- Flag
- Interactive map of Rakhya
- Rakhya Location of Rakhya Rakhya Rakhya (Leningrad Oblast)
- Coordinates: 60°05′25″N 30°50′15″E﻿ / ﻿60.09028°N 30.83750°E
- Country: Russia
- Federal subject: Leningrad Oblast
- Administrative district: Vsevolozhsky District

Population (2010 Census)
- • Total: 3,188
- • Estimate (2024): 3,773 (+18.4%)

Municipal status
- • Municipal district: Vsevolozhsky Municipal District
- • Urban settlement: Rakhyinskoye Urban Settlement
- • Capital of: Rakhyinskoye Urban Settlement
- Time zone: UTC+3 (MSK )
- Postal code: 188671
- OKTMO ID: 41612167051
- Website: www.rakhya.ru

= Rakhya =

Rakhya (Rahja, Рахья) is an urban locality (an urban-type settlement) in Vsevolozhsky District of Leningrad Oblast, Russia, located on the Karelian Isthmus northeast of Saint Petersburg. Municipally it is incorporated as Rakhyinskoye Urban Settlement, one of the eight urban settlements in the district. Population:

==History==
In the end of the 19th century, Pavel Korf bought lands which currently belong to the settlement, for peat production. The closest village was Irinovka. In 1892, the first narrow-gauge railroad in Russia was constructed to transport peat. Torfyanaya railway station was open in the current area of the settlement (the name Torfyanaya originates from Russian torf, for peat). The settlement around the station for a long time did not have any name and was known as the Settlement No. 1. In 1911, the production stopped, and in 1913 Korf died. The station was located in Shlisselburgsky Uyezd of Saint Petersburg Governorate (since 1913, Petrograd Governorate).
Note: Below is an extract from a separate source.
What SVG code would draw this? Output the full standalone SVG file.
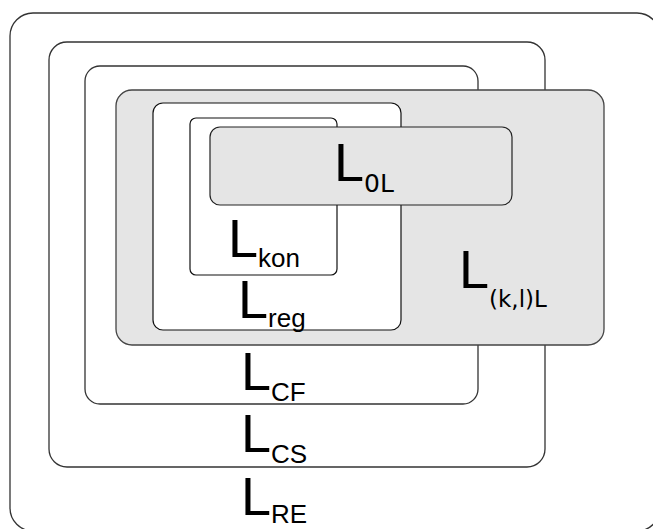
<svg xmlns="http://www.w3.org/2000/svg" width="653" height="529" viewBox="0 0 653 529">
<style>
.box{fill:#ffffff;stroke:#333333;stroke-width:1.3}
.gray{fill:#e5e5e5;stroke:#444444;stroke-width:1.3}
.inner{fill:#ffffff;stroke:#111111;stroke-width:1.2}
.innergray{fill:#e5e5e5;stroke:#222222;stroke-width:1.2}
.lbl{font-family:"Liberation Sans",Arial,sans-serif;font-size:54px;fill:#000000}
.sub{font-size:26px}
.subd{font-family:"DejaVu Sans","Liberation Sans",sans-serif;font-size:23px}
.subz{font-family:"DejaVu Sans","Liberation Sans",sans-serif;font-size:25px}
</style>
<rect width="653" height="529" fill="#ffffff"/>
<g id="L_RE">
<rect class="box" x="10" y="13" width="650" height="518" rx="23" ry="23"/>
<text class="lbl" x="241" y="515">L<tspan class="sub" dy="8">RE</tspan></text>
</g>
<g id="L_CS">
<rect class="box" x="49" y="42" width="496" height="425" rx="18" ry="18"/>
<text class="lbl" x="241" y="452">L<tspan class="sub" dy="11">CS</tspan></text>
</g>
<g id="L_CF">
<rect class="box" x="85" y="66" width="393" height="338" rx="15" ry="15"/>
<text class="lbl" x="241" y="390">L<tspan class="sub" dy="11">CF</tspan></text>
</g>
<g id="L_klL">
<rect class="gray" x="116" y="90" width="488" height="255" rx="16" ry="16"/>
<text class="lbl" x="459" y="288">L<tspan class="subd" dy="19">(k,l)L</tspan></text>
</g>
<g id="L_reg">
<rect class="inner" x="153" y="103" width="248" height="227" rx="10" ry="10"/>
<text class="lbl" x="238" y="318">L<tspan class="sub" dy="9">reg</tspan></text>
</g>
<g id="L_kon">
<rect class="inner" x="190" y="118" width="147" height="157" rx="6" ry="6"/>
<text class="lbl" x="228" y="257">L<tspan class="sub" dy="10">kon</tspan></text>
</g>
<g id="L_0L">
<rect class="innergray" x="210" y="127" width="302" height="78" rx="10" ry="10"/>
<text class="lbl" x="334" y="181">L<tspan class="subz" dy="11">0L</tspan></text>
</g>
<g id="connectors"/>
</svg>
The peat production resumed in the 1920s. In 1922, Torfyanaya railway station was renamed Rakhya railway station, to commemorate Jukka Rahja, a Russian-Finnish Bolshevik killed in Kuusinen Club Incident in 1920. On February 14, 1923 Shlisselburgsky Uyezd was merged into Petrogradsky Uyezd. In January, 1924 the uyezd and the governorate were renamed Leningradsky.
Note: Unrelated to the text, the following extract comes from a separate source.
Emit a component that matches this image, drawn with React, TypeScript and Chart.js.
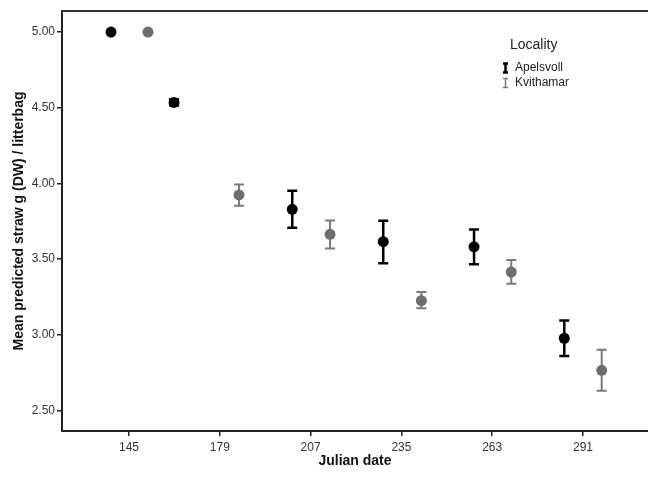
import React, { useEffect, useRef } from "react";
import { Chart, registerables } from "chart.js";

Chart.register(...registerables);

const xLabels = ["145", "179", "207", "235", "263", "291"];
const yTicks = [2.5, 3.0, 3.5, 4.0, 4.5, 5.0];

const apelsvollX = [-0.198, 0.496, 1.798, 2.8, 3.8, 4.794];
const apelsvollMean = [5.0, 4.535, 3.828, 3.614, 3.58, 2.976];
const apelsvollLow = [5.0, 4.515, 3.707, 3.471, 3.465, 2.859];
const apelsvollHigh = [5.0, 4.555, 3.951, 3.753, 3.695, 3.094];

const kvithamarX = [0.209, 1.211, 2.214, 3.22, 4.21, 5.206];
const kvithamarMean = [5.0, 3.923, 3.663, 3.224, 3.414, 2.764];
const kvithamarLow = [5.0, 3.852, 3.57, 3.174, 3.337, 2.629];
const kvithamarHigh = [5.0, 3.993, 3.755, 3.282, 3.493, 2.9];

const FONT = "'Liberation Sans', Arial, Helvetica, sans-serif";
const BLACK = "#000000";
const GRAY_MARK = "#6e6e6e";
const GRAY_BAR = "#7a7a7a";

const errorBarPlugin = {
  id: "errorBars",
  beforeDatasetsDraw(chart: any) {
    const { ctx, scales } = chart;
    const sx = scales.x;
    const sy = scales.y;
    const series = [
      { xs: apelsvollX, lo: apelsvollLow, hi: apelsvollHigh, color: BLACK, w: 2.5 },
      { xs: kvithamarX, lo: kvithamarLow, hi: kvithamarHigh, color: GRAY_BAR, w: 2 },
    ];
    ctx.save();
    for (const s of series) {
      ctx.strokeStyle = s.color;
      ctx.lineWidth = s.w;
      for (let i = 0; i < s.xs.length; i++) {
        if (s.hi[i] - s.lo[i] < 0.001) continue;
        const px = sx.getPixelForValue(s.xs[i]);
        const y1 = sy.getPixelForValue(s.lo[i]);
        const y2 = sy.getPixelForValue(s.hi[i]);
        ctx.beginPath();
        ctx.moveTo(px, y1);
        ctx.lineTo(px, y2);
        ctx.moveTo(px - 5, y1);
        ctx.lineTo(px + 5, y1);
        ctx.moveTo(px - 5, y2);
        ctx.lineTo(px + 5, y2);
        ctx.stroke();
      }
    }
    ctx.restore();
  },
  afterDraw(chart: any) {
    const { ctx, chartArea } = chart;
    ctx.save();
    // top frame line
    ctx.strokeStyle = "#333";
    ctx.lineWidth = 2;
    ctx.beginPath();
    ctx.moveTo(chartArea.left, chartArea.top);
    ctx.lineTo(chartArea.right, chartArea.top);
    ctx.stroke();
    // legend
    ctx.fillStyle = "#222";
    ctx.textBaseline = "middle";
    ctx.textAlign = "left";
    ctx.font = `14px ${FONT}`;
    ctx.fillText("Locality", 510, 45);
    ctx.font = `12px ${FONT}`;
    const items = [
      { label: "Apelsvoll", color: BLACK, y: 68, w: 2.5 },
      { label: "Kvithamar", color: GRAY_BAR, y: 83, w: 1.5 },
    ];
    for (const it of items) {
      ctx.strokeStyle = it.color;
      ctx.lineWidth = it.w;
      const cx = 505.5;
      ctx.beginPath();
      ctx.moveTo(cx, it.y - 4.5);
      ctx.lineTo(cx, it.y + 4.5);
      ctx.moveTo(cx - 2.5, it.y - 4.5);
      ctx.lineTo(cx + 2.5, it.y - 4.5);
      ctx.moveTo(cx - 2.5, it.y + 4.5);
      ctx.lineTo(cx + 2.5, it.y + 4.5);
      ctx.stroke();
      ctx.fillStyle = "#222";
      ctx.fillText(it.label, 515, it.y);
    }
    ctx.restore();
  },
};

export default function App() {
  const ref = useRef<HTMLCanvasElement | null>(null);

  useEffect(() => {
    document.body.style.margin = "0";
    if (!ref.current) return;
    const chart = new Chart(ref.current, {
      type: "scatter",
      data: {
        datasets: [
          {
            label: "Apelsvoll",
            data: apelsvollX.map((x, i) => ({ x, y: apelsvollMean[i] })),
            backgroundColor: BLACK,
            borderColor: BLACK,
            pointRadius: 5.5,
            borderWidth: 0,
          },
          {
            label: "Kvithamar",
            data: kvithamarX.map((x, i) => ({ x, y: kvithamarMean[i] })),
            backgroundColor: GRAY_MARK,
            borderColor: GRAY_MARK,
            pointRadius: 5.5,
            borderWidth: 0,
          },
        ],
      },
      options: {
        animation: false,
        responsive: false,
        layout: { autoPadding: false, padding: { top: 11, right: 0, left: 0, bottom: 0 } },
        plugins: {
          legend: { display: false },
          tooltip: { enabled: false },
        },
        scales: {
          x: {
            type: "linear",
            min: -0.738,
            max: 5.716,
            afterBuildTicks: (scale: any) => {
              scale.ticks = xLabels.map((_, i) => ({ value: i }));
            },
            afterFit: (scale: any) => {
              scale.height = 49;
            },
            ticks: {
              callback: (v: any) => xLabels[Math.round(Number(v))] ?? "",
              font: { size: 12, family: FONT },
              color: "#333",
              padding: 4,
              maxRotation: 0,
              autoSkip: false,
            },
            grid: {
              drawOnChartArea: false,
              drawTicks: true,
              tickLength: 5,
              color: "#222",
              lineWidth: 1.5,
            },
            border: { display: true, color: "#222", width: 2 },
            title: {
              display: true,
              text: "Julian date",
              font: { size: 14, weight: "bold", family: FONT },
              color: "#111",
              padding: { top: 0, bottom: 10 },
            },
          },
          y: {
            type: "linear",
            min: 2.363,
            max: 5.139,
            afterBuildTicks: (scale: any) => {
              scale.ticks = yTicks.map((v) => ({ value: v }));
            },
            afterFit: (scale: any) => {
              scale.width = 62;
            },
            ticks: {
              callback: (v: any) => Number(v).toFixed(2),
              font: { size: 12, family: FONT },
              color: "#333",
              padding: 2,
            },
            grid: {
              drawOnChartArea: false,
              drawTicks: true,
              tickLength: 5,
              color: "#222",
              lineWidth: 1.5,
            },
            border: { display: true, color: "#222", width: 2 },
            title: {
              display: true,
              text: "Mean predicted straw g (DW) / litterbag",
              font: { size: 14, weight: "bold", family: FONT },
              color: "#111",
              padding: { top: 11, bottom: 0 },
            },
          },
        },
      },
      plugins: [errorBarPlugin],
    });
    return () => chart.destroy();
  }, []);

  return (
    <div style={{ width: 648, height: 480 }}>
      <canvas ref={ref} width={648} height={480} style={{ display: "block" }} />
    </div>
  );
}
On August 1, 1927, the uyezds were abolished and Leninsky District, with the administrative center in the settlement of Vsevolozhskoye, was established. The governorates were also abolished, and the district was a part of Leningrad Okrug of Leningrad Oblast. On August 19, 1930 Leninsky District was abolished and merged into newly established Leningradsky Prigorodny District with the administrative center in the city of Leningrad. On August 19, 1936 Leningradsky Prigorodny District was abolished, and Vsevolozhsky District, with the administrative center in Vsevolozhskoye, was established. In 1946, the settlement around Rakhya railway station was made an urban-type settlement and officially received the name of Rakhya.

==Economy==

===Industry===
Currently, the main industrial enterprise in Rakhya is a paint-producing plant. The peat production has been discontinued.

===Transportation===
Rakhya is located on the railway connecting Saint Petersburg with Ladozhskoye Ozero railway station via Vsevolozhsk. There is suburban service to the Finland Station in Saint Petersburg.

Rakhya is connected by road with Vsevolozhsk and Kirovsk and has access to the M18 highway connecting Saint Petersburg and Murmansk.
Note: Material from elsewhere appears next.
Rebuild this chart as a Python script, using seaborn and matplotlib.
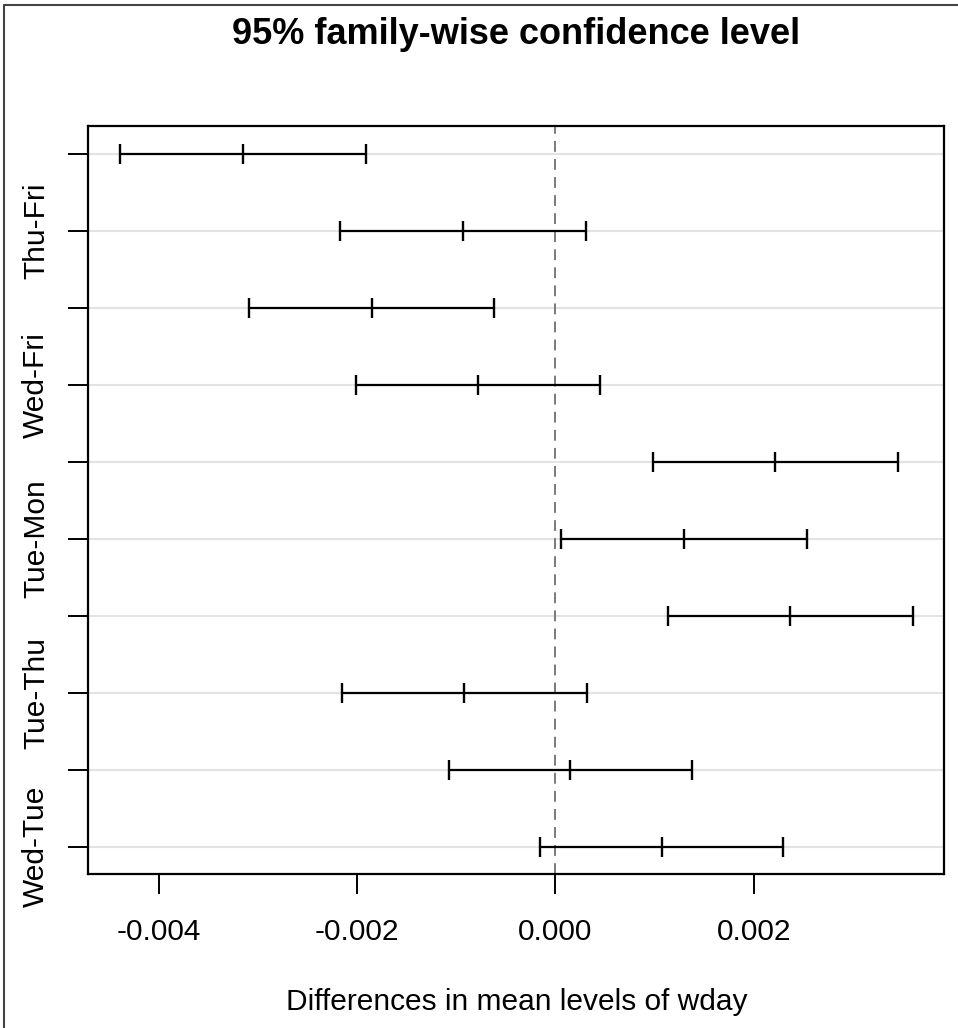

==Culture and recreation==
Rakhya contains four objects classified as cultural and historical heritage of local significance. They commemorate events of the World War II. Many monuments in the localities administratively subordinated to Rakhya, such as Kokkorevo or Osinovets, commemorate the Road of Life, which during the Siege of Leningrad connected Leningrad with the rest of the Soviet Union.